AVAILABLE DATA
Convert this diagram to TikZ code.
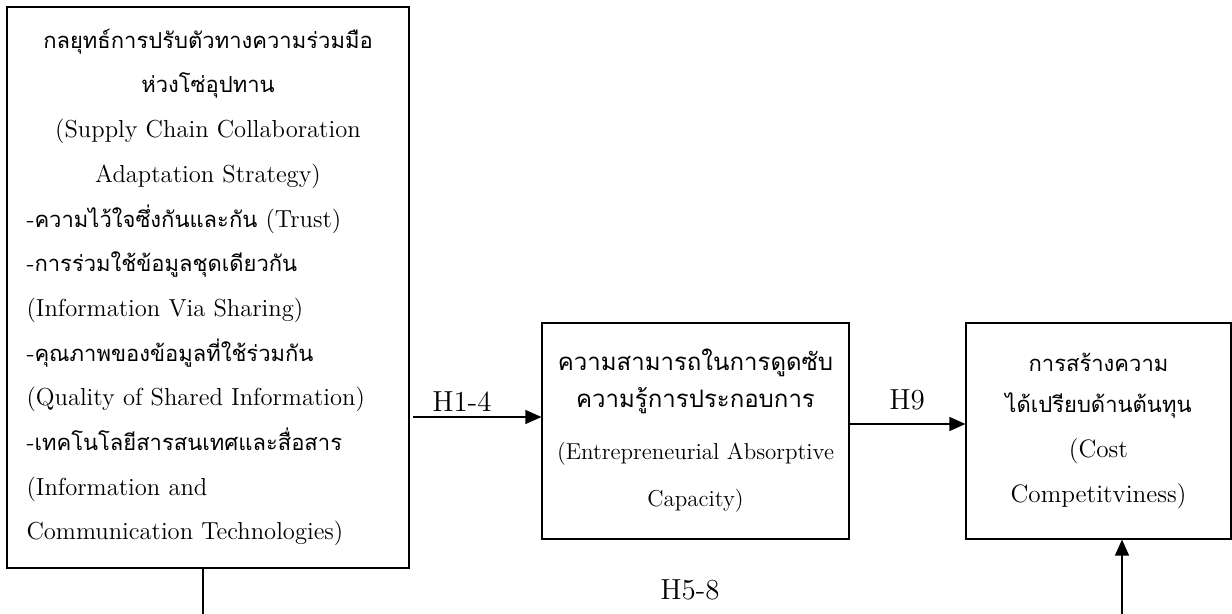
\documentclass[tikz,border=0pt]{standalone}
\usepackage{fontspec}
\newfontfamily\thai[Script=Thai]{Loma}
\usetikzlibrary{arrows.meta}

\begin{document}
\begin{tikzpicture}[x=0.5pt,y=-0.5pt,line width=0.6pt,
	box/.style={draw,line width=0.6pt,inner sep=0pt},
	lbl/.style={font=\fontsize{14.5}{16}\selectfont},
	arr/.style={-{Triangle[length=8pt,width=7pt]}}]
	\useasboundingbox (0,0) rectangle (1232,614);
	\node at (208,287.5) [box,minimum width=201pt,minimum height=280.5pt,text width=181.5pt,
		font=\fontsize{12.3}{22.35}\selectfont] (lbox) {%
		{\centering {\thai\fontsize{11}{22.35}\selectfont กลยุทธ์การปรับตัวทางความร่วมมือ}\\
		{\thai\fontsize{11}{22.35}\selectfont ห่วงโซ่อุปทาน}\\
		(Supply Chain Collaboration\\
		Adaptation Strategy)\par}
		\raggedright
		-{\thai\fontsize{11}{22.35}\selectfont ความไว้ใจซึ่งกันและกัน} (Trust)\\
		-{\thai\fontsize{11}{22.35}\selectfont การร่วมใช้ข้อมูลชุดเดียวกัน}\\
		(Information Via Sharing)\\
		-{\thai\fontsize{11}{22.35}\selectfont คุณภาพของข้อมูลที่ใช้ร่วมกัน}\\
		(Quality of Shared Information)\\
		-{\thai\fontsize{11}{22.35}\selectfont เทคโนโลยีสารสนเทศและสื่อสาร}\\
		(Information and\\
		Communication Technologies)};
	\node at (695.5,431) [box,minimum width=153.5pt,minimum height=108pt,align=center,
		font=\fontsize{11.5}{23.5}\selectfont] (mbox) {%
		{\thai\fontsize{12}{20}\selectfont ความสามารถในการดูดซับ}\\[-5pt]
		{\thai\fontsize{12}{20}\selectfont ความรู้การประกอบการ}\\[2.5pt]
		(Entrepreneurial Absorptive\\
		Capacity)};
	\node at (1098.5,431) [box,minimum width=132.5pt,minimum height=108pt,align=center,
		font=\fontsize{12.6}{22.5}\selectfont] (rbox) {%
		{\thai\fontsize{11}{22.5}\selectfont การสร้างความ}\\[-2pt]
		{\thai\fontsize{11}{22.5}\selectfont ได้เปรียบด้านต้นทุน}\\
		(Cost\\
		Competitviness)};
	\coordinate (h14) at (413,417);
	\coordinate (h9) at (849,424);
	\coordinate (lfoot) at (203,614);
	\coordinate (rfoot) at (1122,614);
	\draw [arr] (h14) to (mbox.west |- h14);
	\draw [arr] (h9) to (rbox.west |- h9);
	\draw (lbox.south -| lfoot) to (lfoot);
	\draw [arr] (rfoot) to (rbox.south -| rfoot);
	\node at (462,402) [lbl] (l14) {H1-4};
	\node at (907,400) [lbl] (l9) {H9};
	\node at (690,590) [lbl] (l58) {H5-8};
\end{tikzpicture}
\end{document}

WORK TO COMPLETE
Copy every line above word for word and exclude the pictures.

OUTPUT OF THE EXERCISE
Convert this diagram to TikZ code.
\documentclass[tikz,border=0pt]{standalone}
\usepackage{fontspec}
\newfontfamily\thai[Script=Thai]{Loma}
\usetikzlibrary{arrows.meta}

\begin{document}
\begin{tikzpicture}[x=0.5pt,y=-0.5pt,line width=0.6pt,
	box/.style={draw,line width=0.6pt,inner sep=0pt},
	lbl/.style={font=\fontsize{14.5}{16}\selectfont},
	arr/.style={-{Triangle[length=8pt,width=7pt]}}]
	\useasboundingbox (0,0) rectangle (1232,614);
	\node at (208,287.5) [box,minimum width=201pt,minimum height=280.5pt,text width=181.5pt,
		font=\fontsize{12.3}{22.35}\selectfont] (lbox) {%
		{\centering {\thai\fontsize{11}{22.35}\selectfont กลยุทธ์การปรับตัวทางความร่วมมือ}\\
		{\thai\fontsize{11}{22.35}\selectfont ห่วงโซ่อุปทาน}\\
		(Supply Chain Collaboration\\
		Adaptation Strategy)\par}
		\raggedright
		-{\thai\fontsize{11}{22.35}\selectfont ความไว้ใจซึ่งกันและกัน} (Trust)\\
		-{\thai\fontsize{11}{22.35}\selectfont การร่วมใช้ข้อมูลชุดเดียวกัน}\\
		(Information Via Sharing)\\
		-{\thai\fontsize{11}{22.35}\selectfont คุณภาพของข้อมูลที่ใช้ร่วมกัน}\\
		(Quality of Shared Information)\\
		-{\thai\fontsize{11}{22.35}\selectfont เทคโนโลยีสารสนเทศและสื่อสาร}\\
		(Information and\\
		Communication Technologies)};
	\node at (695.5,431) [box,minimum width=153.5pt,minimum height=108pt,align=center,
		font=\fontsize{11.5}{23.5}\selectfont] (mbox) {%
		{\thai\fontsize{12}{20}\selectfont ความสามารถในการดูดซับ}\\[-5pt]
		{\thai\fontsize{12}{20}\selectfont ความรู้การประกอบการ}\\[2.5pt]
		(Entrepreneurial Absorptive\\
		Capacity)};
	\node at (1098.5,431) [box,minimum width=132.5pt,minimum height=108pt,align=center,
		font=\fontsize{12.6}{22.5}\selectfont] (rbox) {%
		{\thai\fontsize{11}{22.5}\selectfont การสร้างความ}\\[-2pt]
		{\thai\fontsize{11}{22.5}\selectfont ได้เปรียบด้านต้นทุน}\\
		(Cost\\
		Competitviness)};
	\coordinate (h14) at (413,417);
	\coordinate (h9) at (849,424);
	\coordinate (lfoot) at (203,614);
	\coordinate (rfoot) at (1122,614);
	\draw [arr] (h14) to (mbox.west |- h14);
	\draw [arr] (h9) to (rbox.west |- h9);
	\draw (lbox.south -| lfoot) to (lfoot);
	\draw [arr] (rfoot) to (rbox.south -| rfoot);
	\node at (462,402) [lbl] (l14) {H1-4};
	\node at (907,400) [lbl] (l9) {H9};
	\node at (690,590) [lbl] (l58) {H5-8};
\end{tikzpicture}
\end{document}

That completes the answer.